Der Kanzler über das VP-Ultimatum, Zank in der Regierung, Migration und CETA.
ÖSTERREICH: Was hat der Migrations-Gipfel gebracht?
Christian Kern: Wir haben in Wien jetzt erstmals Klartext gesprochen. Das ist gut so. Mit diplomatischen Erklärungen allein werden wir nicht weiter kommen. Nach Deutschland sind seit April trotz Restriktionen 50.000 Menschen über die Balkanroute gekommen, nach Österreich 18.000. Das ist zu viel. Wir müssen die EU-Außengrenzen einfach besser absichern und dabei auch Ausweichrouten bedenken. Aber das alleine reicht nicht für eine Lösung. Wir müssen auch dafür sorgen, dass die Flüchtlinge möglichst in der Nähe ihrer Herkunftsländer betreut werden können. Das ist effizienter und kostengünstiger, als wenn wir erst am Brenner damit beginnen.
ÖSTERREICH: Sie wollen, dass EU-Staaten, die keine Flüchtlinge aufnehmen, mehr zahlen?
Kern: Jeder muss einen Beitrag leisten. Natürlich bietet das Konfliktpotenzial. Aber wie soll ein Österreicher verstehen, dass wir Nettozahler sind und andere Länder, die Nettoempfänger sind, nichts machen wollen. So geht es nicht.

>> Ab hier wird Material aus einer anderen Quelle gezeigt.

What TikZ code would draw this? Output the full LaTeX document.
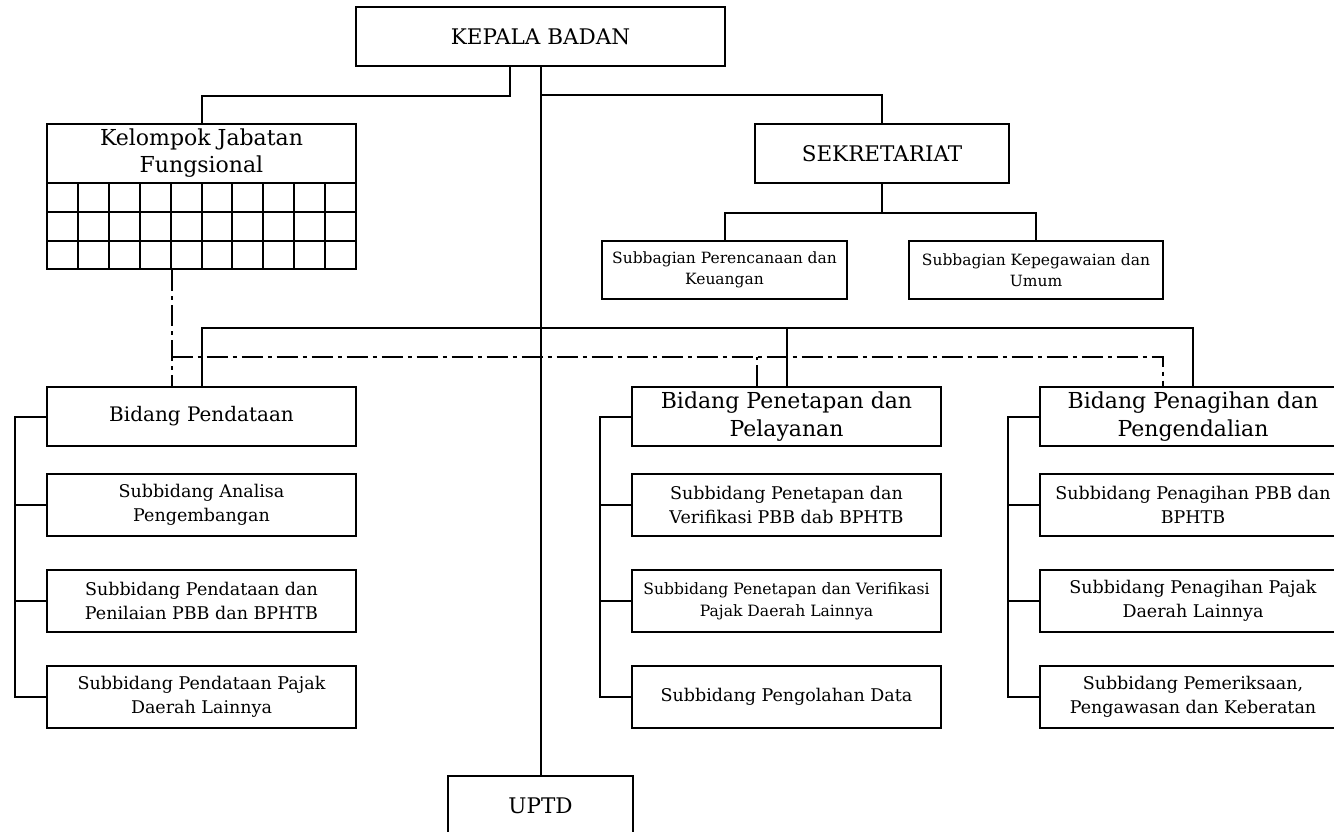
\documentclass[tikz,border=0pt]{standalone}
\usepackage{fontspec}
\setmainfont{DejaVu Serif}

\begin{document}
\begin{tikzpicture}[x=1pt, y=-1pt, line width=2pt,
    unit/.style={draw, align=center, inner sep=2pt, font=\fontsize{21.5}{27}\selectfont, minimum height=59pt},
    subunit/.style={draw, align=center, inner sep=2pt, font=\fontsize{17.5}{24}\selectfont, minimum width=309pt, minimum height=62pt},
    subbagian/.style={subunit, font=\fontsize{15.5}{21}\selectfont, minimum height=58pt},
    staff/.style={dash pattern=on 21pt off 5pt on 4pt off 5pt}]
    \useasboundingbox (0,0) rectangle (1334,832);
    \clip (0,0) rectangle (1334,832);
    \node[unit, minimum width=369pt] (kepala badan) at (540.5, 36.5) {KEPALA BADAN};
    \node[unit, minimum width=309pt, font=\fontsize{22}{27}\selectfont] (kelompok) at (201.5, 153.5) {Kelompok Jabatan \\ Fungsional};
    \node[draw, minimum width=309pt, minimum height=86pt, inner sep=0pt] (fungsional grid) at (201.5, 226) {};
    \foreach \i in {1,...,9}
        \draw ({47+30.9*\i}, 183) -- ({47+30.9*\i}, 269);
    \foreach \j in {212, 241}
        \draw (47, \j) -- (356, \j);
    \node[unit, minimum width=254pt] (sekretariat) at (882, 153.5) {SEKRETARIAT};
    \node[subbagian, minimum width=245pt] (perencanaan) at (724.5, 270) {Subbagian Perencanaan dan \\ Keuangan};
    \node[subbagian, minimum width=254pt] (kepegawaian) at (1036, 270) {Subbagian Kepegawaian dan \\ Umum};
    \node[unit, minimum width=309pt, font=\fontsize{20}{27}\selectfont] (pendataan) at (201.5, 416.5) {Bidang Pendataan};
    \node[unit, minimum width=309pt, font=\fontsize{22}{28}\selectfont] (penetapan) at (786.5, 416.5) {Bidang Penetapan dan \\ Pelayanan};
    \node[unit, minimum width=306pt, font=\fontsize{22}{28}\selectfont] (penagihan) at (1193, 416.5) {Bidang Penagihan dan \\ Pengendalian};
    \node[subunit] (analisa) at (201.5, 505) {Subbidang Analisa \\ Pengembangan};
    \node[subunit] (penilaian) at (201.5, 601) {Subbidang Pendataan dan \\ Penilaian PBB dan BPHTB};
    \node[subunit] (pajak pendataan) at (201.5, 697) {Subbidang Pendataan Pajak \\ Daerah Lainnya};
    \node[subunit] (verifikasi pbb) at (786.5, 505) {Subbidang Penetapan dan \\ Verifikasi PBB dab BPHTB};
    \node[subunit, font=\fontsize{15.6}{22}\selectfont] (verifikasi pajak) at (786.5, 601) {Subbidang Penetapan dan Verifikasi \\ Pajak Daerah Lainnya};
    \node[subunit] (pengolahan) at (786.5, 697) {Subbidang Pengolahan Data};
    \node[subunit, minimum width=306pt] (penagihan pbb) at (1193, 505) {Subbidang Penagihan PBB dan \\ BPHTB};
    \node[subunit, minimum width=306pt] (penagihan pajak) at (1193, 601) {Subbidang Penagihan Pajak \\ Daerah Lainnya};
    \node[subunit, minimum width=306pt] (pemeriksaan) at (1193, 697) {Subbidang Pemeriksaan, \\ Pengawasan dan Keberatan};
    \node[unit, minimum width=185pt, minimum height=60pt] (uptd) at (540.5, 806) {UPTD};
    \coordinate (sekretariat bus) at (540.5, 95);
    \coordinate (bidang bus) at (540.5, 328);
    \draw ([xshift=-31pt]kepala badan.south) -- ++(0, 29) -| (kelompok.north);
    \draw (kepala badan.south) -- (uptd.north);
    \draw (sekretariat bus) -| (sekretariat.north);
    \draw (sekretariat.south) -- ++(0, 29) coordinate (subbagian bus);
    \draw (perencanaan.north) |- (subbagian bus) -| (kepegawaian.north);
    \draw (pendataan.north) |- (bidang bus) -| (penagihan.north);
    \draw (penetapan.north) -- (penetapan.north |- bidang bus);
    \path ([xshift=-30pt]pendataan.north) ++(0, -29) coordinate (staff bus);
    \draw[staff] ([xshift=-30pt]fungsional grid.south) -- ([xshift=-30pt]pendataan.north);
    \draw[staff] (staff bus) -| ([xshift=-30pt]penagihan.north);
    \draw[staff] ([xshift=-30pt]penetapan.north) -- ++(0, -29);
    \foreach \b/\s in {pendataan/pajak pendataan, penetapan/pengolahan, penagihan/pemeriksaan}
        \draw (\b.west) -- ++(-31, 0) |- (\s.west);
    \foreach \s in {analisa, penilaian, verifikasi pbb, verifikasi pajak, penagihan pbb, penagihan pajak}
        \draw (\s.west) -- ++(-31, 0);
\end{tikzpicture}
\end{document}
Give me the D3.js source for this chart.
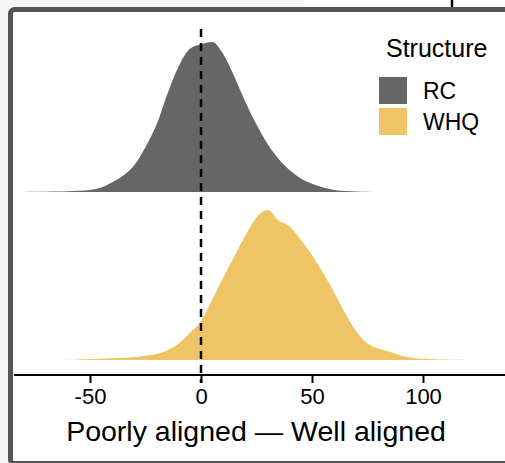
<!DOCTYPE html>
<html>
<head>
<meta charset="utf-8">
<script src="https://cdn.jsdelivr.net/npm/d3@7"></script>
<style>
  html, body { margin: 0; padding: 0; background: #ffffff; }
  svg { display: block; font-family: "Liberation Sans", Arial, Helvetica, sans-serif; }
</style>
</head>
<body>
<script>
// Data
const groups = ["RC", "WHQ"];
const groupColors = ["#666666", "#EEC465"];
const xTicks = [-50, 0, 50, 100];
const axisTitle = "Poorly aligned \u2014 Well aligned";
const legendTitle = "Structure";

// relative density (peak = 1) sampled every 5 units
const rcX = [-80, -75, -70, -65, -60, -55, -50, -45, -40, -35, -30, -25, -20, -15, -10, -5, 0, 5,
             10, 15, 20, 25, 30, 35, 40, 45, 50, 55, 60, 65, 70, 75, 80];
const rcDensity = [0, 0.001, 0.002, 0.003, 0.005, 0.008, 0.014, 0.03, 0.065, 0.11, 0.18, 0.30, 0.45,
                   0.66, 0.84, 0.955, 0.985, 1.0, 0.92, 0.77, 0.60, 0.45, 0.32, 0.22, 0.145, 0.09,
                   0.055, 0.03, 0.014, 0.007, 0.004, 0.002, 0];

const whqX = [-65, -60, -55, -50, -45, -40, -35, -30, -25, -20, -15, -10, -5, 0, 5, 10, 15, 20, 25,
              30, 35, 40, 45, 50, 55, 60, 65, 70, 75, 80, 85, 90, 95, 100, 105, 110, 115, 120];
const whqDensity = [0, 0.002, 0.004, 0.006, 0.008, 0.011, 0.015, 0.02, 0.028, 0.04, 0.065, 0.11,
                    0.18, 0.26, 0.40, 0.55, 0.69, 0.83, 0.95, 1.0, 0.93, 0.89, 0.80, 0.70, 0.58,
                    0.45, 0.31, 0.19, 0.11, 0.075, 0.055, 0.03, 0.015, 0.008, 0.005, 0.003, 0.001, 0];

const W = 505, H = 463;

const svg = d3.select("body")
    .append("svg")
    .attr("width", W)
    .attr("height", H);

// outside of the frame (screenshot surroundings)
svg.append("rect").attr("x", 0).attr("y", 0).attr("width", 304).attr("height", 8).attr("fill", "#f6f6f6");
svg.append("rect").attr("x", 0).attr("y", 0).attr("width", 9).attr("height", H).attr("fill", "#f6f6f6");
svg.append("line")
    .attr("x1", 452).attr("x2", 452).attr("y1", 0).attr("y2", 8)
    .attr("stroke", "#000").attr("stroke-width", 2.5);

// scales
const x = d3.scaleLinear().domain([0, 50]).range([201, 312]);
const baseline = d3.scalePoint().domain(groups).range([192, 360]);
const height = d3.scaleLinear().domain([0, 1]).range([0, 150]);
const color = d3.scaleOrdinal().domain(groups).range(groupColors);

const series = [
    { key: "RC", xs: rcX, ys: rcDensity },
    { key: "WHQ", xs: whqX, ys: whqDensity }
];

// density ridges
const plot = svg.append("g").attr("id", "ridges");
series.forEach(s => {
    const pts = s.xs.map((v, i) => [v, s.ys[i]]);
    const area = d3.area()
        .curve(d3.curveMonotoneX)
        .x(d => x(d[0]))
        .y0(baseline(s.key))
        .y1(d => baseline(s.key) - height(d[1]));
    plot.append("path")
        .datum(pts)
        .attr("d", area)
        .attr("fill", color(s.key));
});

// x axis
const axisY = 375;
const axis = svg.append("g")
    .attr("transform", `translate(0,${axisY})`)
    .call(d3.axisBottom(x).tickValues(xTicks).tickSize(8).tickPadding(5).tickFormat(d => String(d)));
axis.select(".domain").remove();
axis.append("line")
    .attr("x1", 14).attr("x2", W)
    .attr("stroke", "#000").attr("stroke-width", 2);
axis.selectAll(".tick line").attr("stroke", "#000").attr("stroke-width", 2);
axis.selectAll(".tick text")
    .attr("fill", "#000")
    .attr("font-size", 22)
    .attr("font-family", "Liberation Sans, Arial, sans-serif");

svg.append("text")
    .attr("x", 256).attr("y", 441)
    .attr("text-anchor", "middle")
    .attr("font-size", 28.5)
    .attr("fill", "#000")
    .text(axisTitle);

// reference line at zero
svg.append("line")
    .attr("x1", x(0)).attr("x2", x(0))
    .attr("y1", 29).attr("y2", 383)
    .attr("stroke", "#000")
    .attr("stroke-width", 2.5)
    .attr("stroke-dasharray", "8,6");

// legend
const legend = svg.append("g").attr("transform", "translate(379,57)");
legend.append("text")
    .attr("x", 7).attr("y", 0)
    .attr("font-size", 25)
    .attr("fill", "#000")
    .text(legendTitle);
groups.forEach((g, i) => {
    legend.append("rect")
        .attr("x", 0).attr("y", 20 + i * 31)
        .attr("width", 28).attr("height", 27)
        .attr("fill", color(g));
    legend.append("text")
        .attr("x", 44).attr("y", 42 + i * 31)
        .attr("font-size", 23)
        .attr("fill", "#000")
        .text(g);
});

// frame border
svg.append("rect")
    .attr("x", 10.5).attr("y", 9.5)
    .attr("width", 620).attr("height", 454)
    .attr("rx", 4)
    .attr("fill", "none")
    .attr("stroke", "#555555")
    .attr("stroke-width", 5);
</script>
</body>
</html>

ÖSTERREICH: Wie geht es mit CETA weiter?
Kern: Ich bin ein Anhänger des Freihandels, aber CETA geht weit über den Handel hinaus. Mir geht es darum, Sozial- und Umweltstandards abzusichern. Ohne das gibt es von mir keine Zustimmung. Es zeigt sich auch, dass es hier nun Bewegung gibt, unser kritisches Beharren zahlt sich aus. Wir haben offene Fragen in der Koalition. Aber ich halte die Debatten über CETA für Spiegelfechterei. Auch der Vizekanzler sagt, er wolle Garantien für Sozialstandards. Da sind wir nicht so weit auseinander. Ich sage noch dazu, dass ich mich nicht mit Sonntagserklärungen der EU-Kommission zufriedenstellen lassen. Trotz großen Drucks von Kanada und der EU.
ÖSTERREICH: Der Koalitionsstreit dominiert …
Kern: Die letzten Wochen waren von völlig falschen Diskussionen geprägt und waren nicht gut. So funktioniert es nicht. Sie werden aber von uns trotzdem keine persönlichen Angriffe gegen den Vizekanzler oder VP-Minister finden.
ÖSTERREICH: Sie wurden persönlich angegriffen?
Kern: Ja, und das ist wirklich eine Stilfrage. Wenn die ÖVP sagt, mein Essay zur Frage, was falsch läuft in Europa, sei eine Stilfrage, muss ich mich wundern. Da haben sich einige offenbar aus Angst vor dieser inhaltlichen Diskussion über eine sozial gerechte Gesellschaft auf uns eingeschossen.
ÖSTERREICH: Aber wie kann diese Koalition noch funktionieren, wenn Ihr Essay bereits so einen Streit auslöst?
Kern: Das ist mehr Wahltaktik als Inhalt. Auch Barack Obama hatte vor den Auswüchsen des Kapitalismus gewarnt. Mir geht es darum, öffentliche Investitionen zu tätigen, um auch private Investitionen anzukurbeln. So stärkt man den Wirtschaftsstandort und die Kaufkraft. Ich kann nur jedem in dieser Regierung raten, an den eigenen Erfolgen zu arbeiten, statt nur daran, Erfolge der anderen verhindern zu wollen.
ÖSTERREICH: Die ÖVP misstraut Ihnen ...
Kern: Die ÖVP muss sich entscheiden, ob sie mit uns für das Land arbeiten will. Wir sind bereit, bis 2018 ernsthaft zu arbeiten. Mein Ziel ist es, die Reformen, die wir uns vorgenommen haben, rasch umzusetzen.
ÖSTERREICH: Mitterlehner hat Ihnen ein Ultimatum gesetzt: Reformen oder Koalitions-Aus.
Kern: Mein wichtigstes Ziel ist es, die Wirtschaft zu stimulieren und die Kaufkraft zu erhöhen. Wenn er das ernst meint: bitte, wir sind dabei.
ÖSTERREICH: Viele rätseln, wofür Sie wirklich stehen.
Kern: Ich stehe für Lösungen, die funktionieren, für Wirtschaft und sozialen Ausgleich.Ideologie interessiert mich weniger. Ich lasse mich nicht in ideologische Kasterl stecken.